- _Supplied data_:
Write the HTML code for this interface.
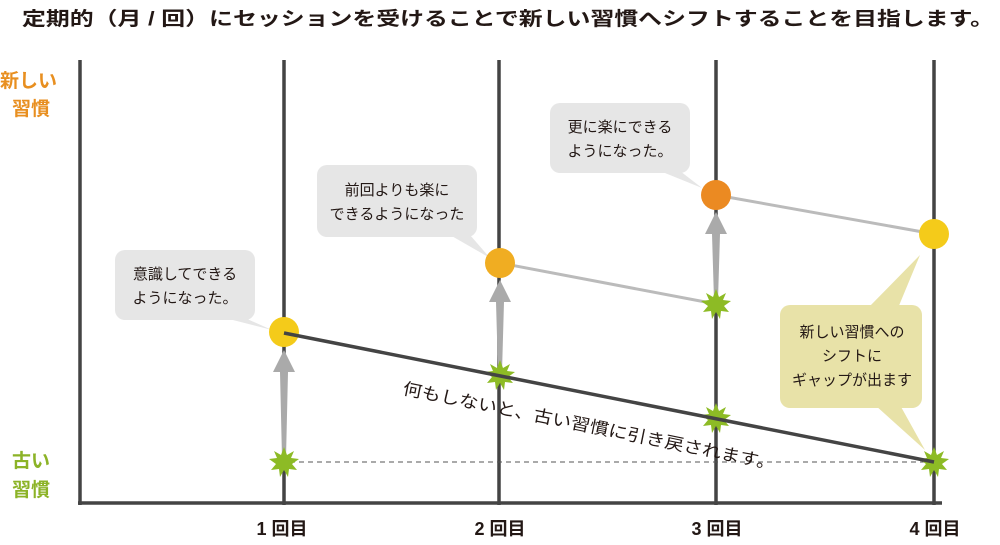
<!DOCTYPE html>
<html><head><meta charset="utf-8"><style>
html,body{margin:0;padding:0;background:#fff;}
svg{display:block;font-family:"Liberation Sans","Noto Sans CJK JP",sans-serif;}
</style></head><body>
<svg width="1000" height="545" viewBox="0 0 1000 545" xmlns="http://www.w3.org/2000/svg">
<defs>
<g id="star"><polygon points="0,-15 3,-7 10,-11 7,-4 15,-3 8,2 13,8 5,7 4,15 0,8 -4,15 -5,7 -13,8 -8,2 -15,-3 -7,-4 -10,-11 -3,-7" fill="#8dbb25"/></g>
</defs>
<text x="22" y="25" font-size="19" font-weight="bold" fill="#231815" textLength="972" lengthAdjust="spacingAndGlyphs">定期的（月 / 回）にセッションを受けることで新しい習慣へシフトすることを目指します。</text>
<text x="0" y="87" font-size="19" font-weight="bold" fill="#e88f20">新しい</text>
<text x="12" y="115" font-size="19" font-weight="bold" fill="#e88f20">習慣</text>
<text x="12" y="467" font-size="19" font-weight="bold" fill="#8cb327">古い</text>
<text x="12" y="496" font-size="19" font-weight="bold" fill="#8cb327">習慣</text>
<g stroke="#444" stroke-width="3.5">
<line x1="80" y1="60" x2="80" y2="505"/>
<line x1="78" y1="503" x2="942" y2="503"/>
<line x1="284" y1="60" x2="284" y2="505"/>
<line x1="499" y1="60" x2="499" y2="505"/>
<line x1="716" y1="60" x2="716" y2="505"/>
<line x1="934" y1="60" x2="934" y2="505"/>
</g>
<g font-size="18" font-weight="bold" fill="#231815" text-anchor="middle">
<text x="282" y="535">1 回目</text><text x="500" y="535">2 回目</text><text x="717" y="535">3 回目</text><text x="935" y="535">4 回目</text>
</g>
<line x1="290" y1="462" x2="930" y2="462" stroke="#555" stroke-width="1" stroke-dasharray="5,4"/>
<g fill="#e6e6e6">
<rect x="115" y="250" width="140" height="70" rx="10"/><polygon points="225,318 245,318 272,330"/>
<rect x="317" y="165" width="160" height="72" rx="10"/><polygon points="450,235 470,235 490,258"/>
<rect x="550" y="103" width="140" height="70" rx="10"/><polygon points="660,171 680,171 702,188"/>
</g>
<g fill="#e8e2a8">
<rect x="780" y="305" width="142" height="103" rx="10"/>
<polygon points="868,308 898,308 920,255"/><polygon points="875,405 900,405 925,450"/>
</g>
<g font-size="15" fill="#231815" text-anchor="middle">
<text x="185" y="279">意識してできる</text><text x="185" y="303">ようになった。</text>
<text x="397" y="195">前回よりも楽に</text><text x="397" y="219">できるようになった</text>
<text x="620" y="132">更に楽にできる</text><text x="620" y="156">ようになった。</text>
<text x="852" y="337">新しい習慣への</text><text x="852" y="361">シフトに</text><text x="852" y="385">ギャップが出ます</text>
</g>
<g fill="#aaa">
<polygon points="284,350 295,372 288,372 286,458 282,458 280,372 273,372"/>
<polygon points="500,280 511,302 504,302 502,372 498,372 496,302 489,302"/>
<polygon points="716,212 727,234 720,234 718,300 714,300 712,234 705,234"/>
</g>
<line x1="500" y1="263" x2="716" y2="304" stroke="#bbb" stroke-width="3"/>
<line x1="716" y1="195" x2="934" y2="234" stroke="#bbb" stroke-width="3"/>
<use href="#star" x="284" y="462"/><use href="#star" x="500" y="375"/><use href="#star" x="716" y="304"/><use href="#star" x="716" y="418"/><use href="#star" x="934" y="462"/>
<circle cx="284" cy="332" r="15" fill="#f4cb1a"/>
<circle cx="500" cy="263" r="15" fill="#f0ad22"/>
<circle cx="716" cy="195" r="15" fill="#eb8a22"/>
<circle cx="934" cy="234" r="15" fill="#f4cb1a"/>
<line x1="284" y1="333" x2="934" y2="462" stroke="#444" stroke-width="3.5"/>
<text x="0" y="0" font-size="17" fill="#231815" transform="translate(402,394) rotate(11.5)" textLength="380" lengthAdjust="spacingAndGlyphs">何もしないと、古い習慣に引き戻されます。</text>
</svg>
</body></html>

- _Problem to work on_: Skip the images and write out the rest of the listing exactly.

- _Answer to this problem_:
Write the HTML code for this interface.
<!DOCTYPE html>
<html><head><meta charset="utf-8"><style>
html,body{margin:0;padding:0;background:#fff;}
svg{display:block;font-family:"Liberation Sans","Noto Sans CJK JP",sans-serif;}
</style></head><body>
<svg width="1000" height="545" viewBox="0 0 1000 545" xmlns="http://www.w3.org/2000/svg">
<defs>
<g id="star"><polygon points="0,-15 3,-7 10,-11 7,-4 15,-3 8,2 13,8 5,7 4,15 0,8 -4,15 -5,7 -13,8 -8,2 -15,-3 -7,-4 -10,-11 -3,-7" fill="#8dbb25"/></g>
</defs>
<text x="22" y="25" font-size="19" font-weight="bold" fill="#231815" textLength="972" lengthAdjust="spacingAndGlyphs">定期的（月 / 回）にセッションを受けることで新しい習慣へシフトすることを目指します。</text>
<text x="0" y="87" font-size="19" font-weight="bold" fill="#e88f20">新しい</text>
<text x="12" y="115" font-size="19" font-weight="bold" fill="#e88f20">習慣</text>
<text x="12" y="467" font-size="19" font-weight="bold" fill="#8cb327">古い</text>
<text x="12" y="496" font-size="19" font-weight="bold" fill="#8cb327">習慣</text>
<g stroke="#444" stroke-width="3.5">
<line x1="80" y1="60" x2="80" y2="505"/>
<line x1="78" y1="503" x2="942" y2="503"/>
<line x1="284" y1="60" x2="284" y2="505"/>
<line x1="499" y1="60" x2="499" y2="505"/>
<line x1="716" y1="60" x2="716" y2="505"/>
<line x1="934" y1="60" x2="934" y2="505"/>
</g>
<g font-size="18" font-weight="bold" fill="#231815" text-anchor="middle">
<text x="282" y="535">1 回目</text><text x="500" y="535">2 回目</text><text x="717" y="535">3 回目</text><text x="935" y="535">4 回目</text>
</g>
<line x1="290" y1="462" x2="930" y2="462" stroke="#555" stroke-width="1" stroke-dasharray="5,4"/>
<g fill="#e6e6e6">
<rect x="115" y="250" width="140" height="70" rx="10"/><polygon points="225,318 245,318 272,330"/>
<rect x="317" y="165" width="160" height="72" rx="10"/><polygon points="450,235 470,235 490,258"/>
<rect x="550" y="103" width="140" height="70" rx="10"/><polygon points="660,171 680,171 702,188"/>
</g>
<g fill="#e8e2a8">
<rect x="780" y="305" width="142" height="103" rx="10"/>
<polygon points="868,308 898,308 920,255"/><polygon points="875,405 900,405 925,450"/>
</g>
<g font-size="15" fill="#231815" text-anchor="middle">
<text x="185" y="279">意識してできる</text><text x="185" y="303">ようになった。</text>
<text x="397" y="195">前回よりも楽に</text><text x="397" y="219">できるようになった</text>
<text x="620" y="132">更に楽にできる</text><text x="620" y="156">ようになった。</text>
<text x="852" y="337">新しい習慣への</text><text x="852" y="361">シフトに</text><text x="852" y="385">ギャップが出ます</text>
</g>
<g fill="#aaa">
<polygon points="284,350 295,372 288,372 286,458 282,458 280,372 273,372"/>
<polygon points="500,280 511,302 504,302 502,372 498,372 496,302 489,302"/>
<polygon points="716,212 727,234 720,234 718,300 714,300 712,234 705,234"/>
</g>
<line x1="500" y1="263" x2="716" y2="304" stroke="#bbb" stroke-width="3"/>
<line x1="716" y1="195" x2="934" y2="234" stroke="#bbb" stroke-width="3"/>
<use href="#star" x="284" y="462"/><use href="#star" x="500" y="375"/><use href="#star" x="716" y="304"/><use href="#star" x="716" y="418"/><use href="#star" x="934" y="462"/>
<circle cx="284" cy="332" r="15" fill="#f4cb1a"/>
<circle cx="500" cy="263" r="15" fill="#f0ad22"/>
<circle cx="716" cy="195" r="15" fill="#eb8a22"/>
<circle cx="934" cy="234" r="15" fill="#f4cb1a"/>
<line x1="284" y1="333" x2="934" y2="462" stroke="#444" stroke-width="3.5"/>
<text x="0" y="0" font-size="17" fill="#231815" transform="translate(402,394) rotate(11.5)" textLength="380" lengthAdjust="spacingAndGlyphs">何もしないと、古い習慣に引き戻されます。</text>
</svg>
</body></html>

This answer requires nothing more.